Maybe his best-known work is on the two cartoons featuring “Miss X,” who Lantz had to ditch after because of skittish censors. The second release was Abou Ben Boogie (1944). It’s pretty much conceded by animation historians that Miss X was inspired by the singing, dancing Red, animated by Preston Blair in the Tex Avery cartoons. Matthews animated Miss X on twos (one drawing shot on two frames of film) but that didn’t hurt the movement at all.
Here are some of the drawings from the dance sequence (reused later in the cartoon; Lantz pinched pennies when he could) by Matthews. Miss X rolls Abou Ben Boogie up into a ball before her butt bounces him out of the frame.
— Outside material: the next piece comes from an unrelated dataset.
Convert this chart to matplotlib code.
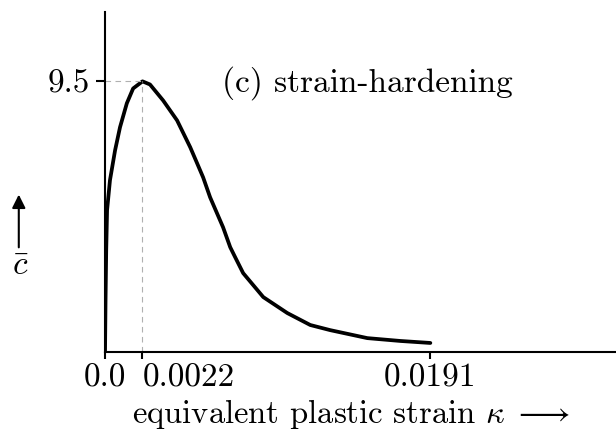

Matthews’ Miss X dance sequence in Lantz’s The Greatest Man in Siam (also 1944) was debatably better than this, but these are sure some nice drawings. And his camel dance scene in this cartoon is tops; some of the best comedy animation ever in a Lantz cartoon. Learn more about who worked on this cartoon in this post from Devon Baxter on Jerry Beck’s site.
Averyesque sexual reactions combined with a bit of Joneian design and layout Shamus Culhane seems to have brought over from Warner Bros. (Jones unit itself wouldn't try to animate a super-sexy girl in the regular theatrical releases until the transformed Witch Hazel in 1956's "Broomstick Bunny").